** BEGIN Rows **

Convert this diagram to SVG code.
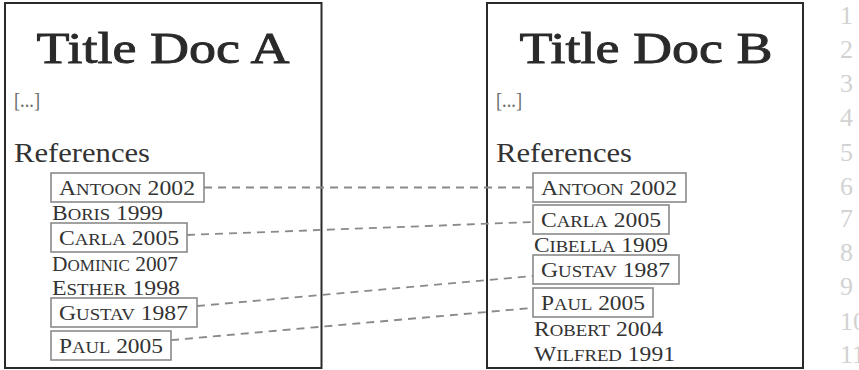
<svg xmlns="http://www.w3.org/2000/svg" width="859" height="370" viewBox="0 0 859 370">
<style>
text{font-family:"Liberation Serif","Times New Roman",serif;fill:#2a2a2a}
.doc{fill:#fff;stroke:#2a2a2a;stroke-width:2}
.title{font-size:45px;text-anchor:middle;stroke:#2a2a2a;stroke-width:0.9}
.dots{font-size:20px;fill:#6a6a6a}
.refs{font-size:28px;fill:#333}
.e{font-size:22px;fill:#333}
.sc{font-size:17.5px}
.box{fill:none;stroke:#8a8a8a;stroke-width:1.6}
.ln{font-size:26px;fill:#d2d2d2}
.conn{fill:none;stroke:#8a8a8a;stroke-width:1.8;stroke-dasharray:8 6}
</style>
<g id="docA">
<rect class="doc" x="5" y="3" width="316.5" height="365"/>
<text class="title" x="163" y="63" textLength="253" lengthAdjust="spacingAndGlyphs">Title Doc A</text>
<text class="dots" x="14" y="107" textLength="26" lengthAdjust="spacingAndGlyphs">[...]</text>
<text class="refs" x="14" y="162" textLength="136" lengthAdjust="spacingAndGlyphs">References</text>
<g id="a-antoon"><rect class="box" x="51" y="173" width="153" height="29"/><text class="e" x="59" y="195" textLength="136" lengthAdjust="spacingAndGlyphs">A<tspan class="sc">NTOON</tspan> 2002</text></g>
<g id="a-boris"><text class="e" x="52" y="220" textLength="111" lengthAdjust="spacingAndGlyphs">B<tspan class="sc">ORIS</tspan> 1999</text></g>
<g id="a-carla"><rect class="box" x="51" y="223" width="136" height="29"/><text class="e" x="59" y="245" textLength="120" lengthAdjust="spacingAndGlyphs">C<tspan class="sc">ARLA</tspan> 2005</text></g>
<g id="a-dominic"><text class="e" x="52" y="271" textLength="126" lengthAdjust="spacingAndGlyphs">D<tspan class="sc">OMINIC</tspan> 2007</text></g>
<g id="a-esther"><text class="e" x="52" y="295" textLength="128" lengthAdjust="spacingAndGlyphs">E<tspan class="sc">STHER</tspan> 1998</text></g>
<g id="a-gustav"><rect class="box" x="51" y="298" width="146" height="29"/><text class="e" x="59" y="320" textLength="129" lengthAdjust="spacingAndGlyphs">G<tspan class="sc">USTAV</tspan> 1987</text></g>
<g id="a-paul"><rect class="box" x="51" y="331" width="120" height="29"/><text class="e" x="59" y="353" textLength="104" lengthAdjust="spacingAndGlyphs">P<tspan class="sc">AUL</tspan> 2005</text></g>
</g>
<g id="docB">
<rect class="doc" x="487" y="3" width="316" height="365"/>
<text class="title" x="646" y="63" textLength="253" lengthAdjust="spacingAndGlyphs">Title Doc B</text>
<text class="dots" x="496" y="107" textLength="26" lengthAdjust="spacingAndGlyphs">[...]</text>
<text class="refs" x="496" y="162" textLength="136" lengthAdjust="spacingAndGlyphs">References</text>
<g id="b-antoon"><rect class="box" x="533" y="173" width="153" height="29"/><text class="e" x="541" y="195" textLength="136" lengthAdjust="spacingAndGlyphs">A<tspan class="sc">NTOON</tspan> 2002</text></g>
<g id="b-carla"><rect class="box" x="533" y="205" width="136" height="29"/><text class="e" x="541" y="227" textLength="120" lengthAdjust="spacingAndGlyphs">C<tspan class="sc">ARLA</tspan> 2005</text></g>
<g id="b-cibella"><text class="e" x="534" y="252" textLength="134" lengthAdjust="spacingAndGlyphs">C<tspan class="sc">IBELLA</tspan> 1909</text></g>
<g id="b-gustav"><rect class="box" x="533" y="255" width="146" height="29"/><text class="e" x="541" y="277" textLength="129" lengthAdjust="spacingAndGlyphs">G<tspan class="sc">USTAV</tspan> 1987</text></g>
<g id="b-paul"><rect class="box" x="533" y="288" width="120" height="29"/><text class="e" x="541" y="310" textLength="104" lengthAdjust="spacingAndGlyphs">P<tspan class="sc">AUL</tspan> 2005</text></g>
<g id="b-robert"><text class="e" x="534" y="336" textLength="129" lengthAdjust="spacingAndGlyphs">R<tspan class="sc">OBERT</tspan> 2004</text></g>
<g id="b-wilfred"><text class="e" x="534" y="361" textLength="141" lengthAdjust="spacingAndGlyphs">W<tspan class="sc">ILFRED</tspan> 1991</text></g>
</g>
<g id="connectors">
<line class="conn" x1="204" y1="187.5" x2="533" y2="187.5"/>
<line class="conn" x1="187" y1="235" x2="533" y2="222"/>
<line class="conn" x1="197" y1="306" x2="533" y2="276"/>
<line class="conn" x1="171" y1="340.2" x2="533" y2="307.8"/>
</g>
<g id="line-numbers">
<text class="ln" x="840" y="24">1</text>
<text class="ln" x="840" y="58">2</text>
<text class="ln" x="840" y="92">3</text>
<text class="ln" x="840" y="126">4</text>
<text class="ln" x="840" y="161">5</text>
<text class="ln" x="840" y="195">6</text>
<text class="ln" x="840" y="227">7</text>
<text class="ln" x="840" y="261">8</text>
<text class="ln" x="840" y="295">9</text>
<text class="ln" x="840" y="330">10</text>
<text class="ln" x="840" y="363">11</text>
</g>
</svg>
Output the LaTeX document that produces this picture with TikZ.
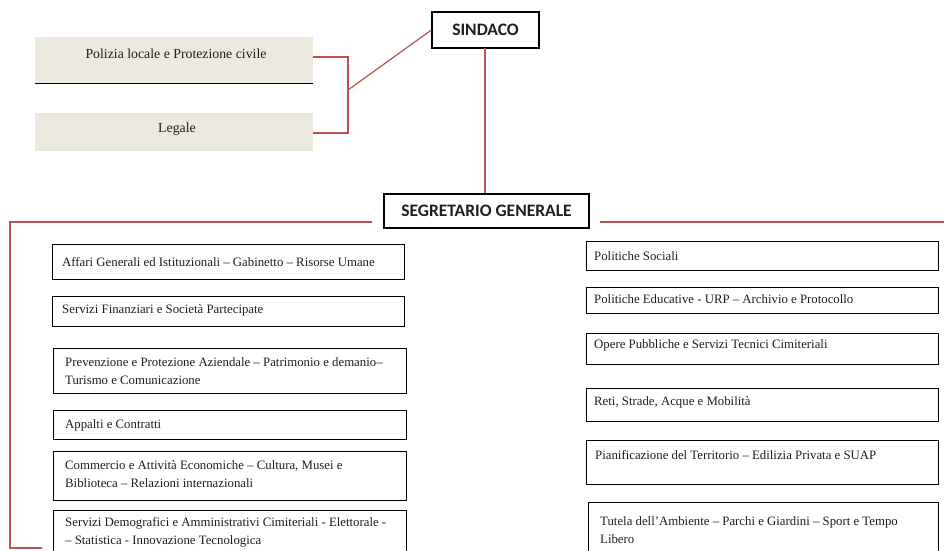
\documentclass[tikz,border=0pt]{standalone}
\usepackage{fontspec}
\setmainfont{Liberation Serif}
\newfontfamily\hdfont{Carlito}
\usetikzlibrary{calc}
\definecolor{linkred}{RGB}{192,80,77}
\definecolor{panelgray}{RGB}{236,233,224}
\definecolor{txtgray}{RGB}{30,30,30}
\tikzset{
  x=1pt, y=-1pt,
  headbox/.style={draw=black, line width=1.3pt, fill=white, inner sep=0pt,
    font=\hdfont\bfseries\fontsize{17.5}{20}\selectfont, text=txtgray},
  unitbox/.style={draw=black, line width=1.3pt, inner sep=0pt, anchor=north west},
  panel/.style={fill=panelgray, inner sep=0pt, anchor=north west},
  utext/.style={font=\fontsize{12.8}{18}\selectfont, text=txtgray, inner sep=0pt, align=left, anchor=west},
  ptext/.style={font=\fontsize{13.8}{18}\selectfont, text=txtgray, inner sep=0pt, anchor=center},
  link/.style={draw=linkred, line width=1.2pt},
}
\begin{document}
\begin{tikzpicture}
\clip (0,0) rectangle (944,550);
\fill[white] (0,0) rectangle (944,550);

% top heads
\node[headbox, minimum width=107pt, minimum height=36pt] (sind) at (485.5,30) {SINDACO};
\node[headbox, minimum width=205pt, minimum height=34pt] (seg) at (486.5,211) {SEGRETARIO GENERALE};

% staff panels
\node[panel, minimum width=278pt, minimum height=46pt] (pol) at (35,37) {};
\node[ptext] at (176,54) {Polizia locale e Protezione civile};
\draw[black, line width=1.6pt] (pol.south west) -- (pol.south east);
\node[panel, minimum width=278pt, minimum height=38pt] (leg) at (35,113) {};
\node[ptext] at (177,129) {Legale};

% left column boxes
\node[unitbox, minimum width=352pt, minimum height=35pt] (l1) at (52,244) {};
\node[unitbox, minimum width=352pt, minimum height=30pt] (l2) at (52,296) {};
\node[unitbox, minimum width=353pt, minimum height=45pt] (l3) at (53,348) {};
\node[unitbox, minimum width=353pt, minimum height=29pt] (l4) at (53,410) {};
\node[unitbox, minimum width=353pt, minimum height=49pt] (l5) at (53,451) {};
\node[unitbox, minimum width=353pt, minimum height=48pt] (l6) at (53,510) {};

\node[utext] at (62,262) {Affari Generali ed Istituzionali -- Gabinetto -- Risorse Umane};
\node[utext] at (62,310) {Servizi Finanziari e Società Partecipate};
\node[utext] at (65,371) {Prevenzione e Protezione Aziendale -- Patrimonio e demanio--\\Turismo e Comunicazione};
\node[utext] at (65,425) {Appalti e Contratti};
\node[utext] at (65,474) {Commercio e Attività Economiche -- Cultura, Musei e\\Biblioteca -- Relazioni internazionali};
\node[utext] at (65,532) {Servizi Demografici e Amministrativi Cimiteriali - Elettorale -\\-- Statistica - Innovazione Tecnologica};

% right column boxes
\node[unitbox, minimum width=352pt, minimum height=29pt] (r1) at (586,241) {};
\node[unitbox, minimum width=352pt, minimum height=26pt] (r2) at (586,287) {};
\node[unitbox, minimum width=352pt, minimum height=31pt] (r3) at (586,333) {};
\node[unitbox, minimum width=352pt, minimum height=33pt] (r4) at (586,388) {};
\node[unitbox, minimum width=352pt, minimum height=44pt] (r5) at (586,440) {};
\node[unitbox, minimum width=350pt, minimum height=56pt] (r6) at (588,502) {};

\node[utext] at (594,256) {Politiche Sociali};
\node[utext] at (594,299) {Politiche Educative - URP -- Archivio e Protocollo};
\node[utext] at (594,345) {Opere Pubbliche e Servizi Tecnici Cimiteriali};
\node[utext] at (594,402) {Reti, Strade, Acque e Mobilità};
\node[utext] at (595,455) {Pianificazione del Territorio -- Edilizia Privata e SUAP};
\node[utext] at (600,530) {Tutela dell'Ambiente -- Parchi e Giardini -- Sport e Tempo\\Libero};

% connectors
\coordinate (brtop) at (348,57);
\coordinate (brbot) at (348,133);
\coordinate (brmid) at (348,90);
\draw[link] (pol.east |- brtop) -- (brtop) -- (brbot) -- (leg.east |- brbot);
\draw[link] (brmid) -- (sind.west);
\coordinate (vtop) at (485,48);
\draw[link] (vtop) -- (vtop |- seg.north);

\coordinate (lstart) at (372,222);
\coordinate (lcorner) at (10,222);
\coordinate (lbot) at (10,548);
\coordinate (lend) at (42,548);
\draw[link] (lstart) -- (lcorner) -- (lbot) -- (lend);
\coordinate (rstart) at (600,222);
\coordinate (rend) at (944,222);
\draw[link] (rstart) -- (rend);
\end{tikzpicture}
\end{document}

** END Rows **

**The problem**
Gather each line from the listing above that holds "this".

**The answer**
Convert this diagram to SVG code.
Output the LaTeX document that produces this picture with TikZ.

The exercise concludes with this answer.